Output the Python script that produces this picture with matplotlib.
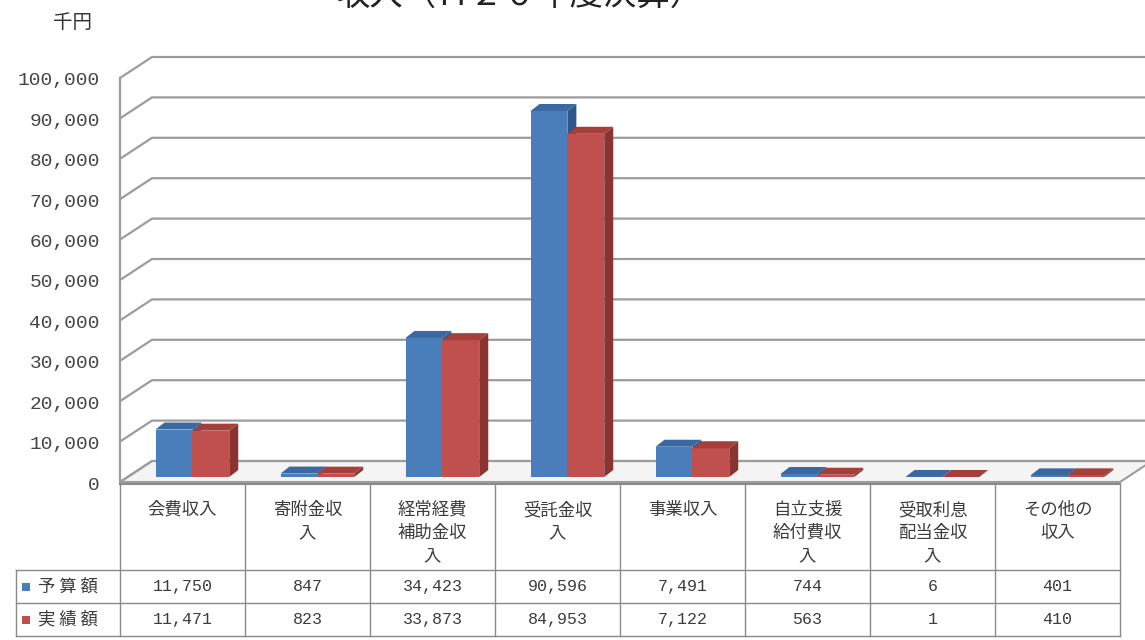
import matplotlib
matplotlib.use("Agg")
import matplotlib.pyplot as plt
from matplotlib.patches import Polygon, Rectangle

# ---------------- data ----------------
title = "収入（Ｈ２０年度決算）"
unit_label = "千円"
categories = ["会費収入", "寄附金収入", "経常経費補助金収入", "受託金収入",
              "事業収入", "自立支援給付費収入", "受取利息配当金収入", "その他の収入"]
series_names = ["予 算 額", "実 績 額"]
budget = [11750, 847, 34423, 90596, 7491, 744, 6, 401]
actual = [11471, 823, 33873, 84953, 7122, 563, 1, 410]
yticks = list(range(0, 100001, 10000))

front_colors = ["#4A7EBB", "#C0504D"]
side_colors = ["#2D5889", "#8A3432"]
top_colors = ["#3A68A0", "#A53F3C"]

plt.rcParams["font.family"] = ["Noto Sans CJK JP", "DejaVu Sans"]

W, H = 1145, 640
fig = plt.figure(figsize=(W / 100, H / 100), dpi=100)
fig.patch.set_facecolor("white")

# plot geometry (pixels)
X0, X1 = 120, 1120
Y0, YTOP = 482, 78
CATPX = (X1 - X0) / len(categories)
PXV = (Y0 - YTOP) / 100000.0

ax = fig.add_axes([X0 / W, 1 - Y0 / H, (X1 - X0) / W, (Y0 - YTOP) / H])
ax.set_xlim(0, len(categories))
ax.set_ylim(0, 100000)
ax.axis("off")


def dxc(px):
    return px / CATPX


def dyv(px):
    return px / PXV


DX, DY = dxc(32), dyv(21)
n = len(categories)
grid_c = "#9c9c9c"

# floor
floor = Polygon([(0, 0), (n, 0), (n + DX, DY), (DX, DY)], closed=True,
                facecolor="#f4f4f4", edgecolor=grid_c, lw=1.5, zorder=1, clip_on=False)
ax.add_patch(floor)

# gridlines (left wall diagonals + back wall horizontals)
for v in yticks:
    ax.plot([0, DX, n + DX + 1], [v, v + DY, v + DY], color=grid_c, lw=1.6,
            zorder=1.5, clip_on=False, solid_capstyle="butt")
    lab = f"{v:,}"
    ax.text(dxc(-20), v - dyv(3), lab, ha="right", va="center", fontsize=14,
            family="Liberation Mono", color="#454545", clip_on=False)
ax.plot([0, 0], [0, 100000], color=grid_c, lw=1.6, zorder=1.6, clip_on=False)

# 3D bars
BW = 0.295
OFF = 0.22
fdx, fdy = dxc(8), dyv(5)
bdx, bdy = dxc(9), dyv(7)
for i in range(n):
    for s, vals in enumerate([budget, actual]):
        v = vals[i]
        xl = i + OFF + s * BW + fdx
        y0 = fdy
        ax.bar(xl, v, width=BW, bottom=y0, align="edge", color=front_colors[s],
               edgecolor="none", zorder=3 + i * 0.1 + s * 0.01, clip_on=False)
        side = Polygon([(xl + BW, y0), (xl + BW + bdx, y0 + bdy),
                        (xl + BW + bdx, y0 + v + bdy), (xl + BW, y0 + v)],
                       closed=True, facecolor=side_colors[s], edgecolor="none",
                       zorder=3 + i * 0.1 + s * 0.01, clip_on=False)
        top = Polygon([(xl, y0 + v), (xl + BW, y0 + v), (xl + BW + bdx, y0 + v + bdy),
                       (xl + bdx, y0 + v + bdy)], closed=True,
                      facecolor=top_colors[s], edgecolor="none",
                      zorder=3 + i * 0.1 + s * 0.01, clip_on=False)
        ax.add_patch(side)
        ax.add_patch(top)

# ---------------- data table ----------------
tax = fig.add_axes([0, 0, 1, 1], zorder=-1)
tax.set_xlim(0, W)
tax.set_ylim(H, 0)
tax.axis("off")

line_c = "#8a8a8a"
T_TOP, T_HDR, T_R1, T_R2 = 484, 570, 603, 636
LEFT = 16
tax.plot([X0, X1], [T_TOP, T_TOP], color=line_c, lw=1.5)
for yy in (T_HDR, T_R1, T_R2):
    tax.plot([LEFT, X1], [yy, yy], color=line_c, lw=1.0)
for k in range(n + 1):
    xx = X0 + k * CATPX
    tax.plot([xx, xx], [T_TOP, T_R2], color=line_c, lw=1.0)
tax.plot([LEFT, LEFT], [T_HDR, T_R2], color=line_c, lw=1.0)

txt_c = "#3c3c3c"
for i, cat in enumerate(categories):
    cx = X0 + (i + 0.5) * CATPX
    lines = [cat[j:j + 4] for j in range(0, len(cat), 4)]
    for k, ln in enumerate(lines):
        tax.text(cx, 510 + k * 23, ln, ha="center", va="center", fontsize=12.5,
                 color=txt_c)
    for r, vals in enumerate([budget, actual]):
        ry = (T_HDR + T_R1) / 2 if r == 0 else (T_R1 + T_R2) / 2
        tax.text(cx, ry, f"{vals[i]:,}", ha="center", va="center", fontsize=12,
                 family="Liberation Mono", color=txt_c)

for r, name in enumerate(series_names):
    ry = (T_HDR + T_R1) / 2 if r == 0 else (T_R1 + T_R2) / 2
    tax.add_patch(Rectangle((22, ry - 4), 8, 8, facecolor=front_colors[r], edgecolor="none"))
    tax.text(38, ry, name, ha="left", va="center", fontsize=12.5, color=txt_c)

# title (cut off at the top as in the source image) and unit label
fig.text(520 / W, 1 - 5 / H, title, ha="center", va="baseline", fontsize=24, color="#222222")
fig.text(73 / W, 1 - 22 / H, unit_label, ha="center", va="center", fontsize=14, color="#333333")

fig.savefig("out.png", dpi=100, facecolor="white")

□ □ □

Show the lines that mention the word "matplotlib".

- Final result:
Output the Python script that produces this picture with matplotlib.
import matplotlib
matplotlib.use("Agg")
import matplotlib.pyplot as plt
from matplotlib.patches import Polygon, Rectangle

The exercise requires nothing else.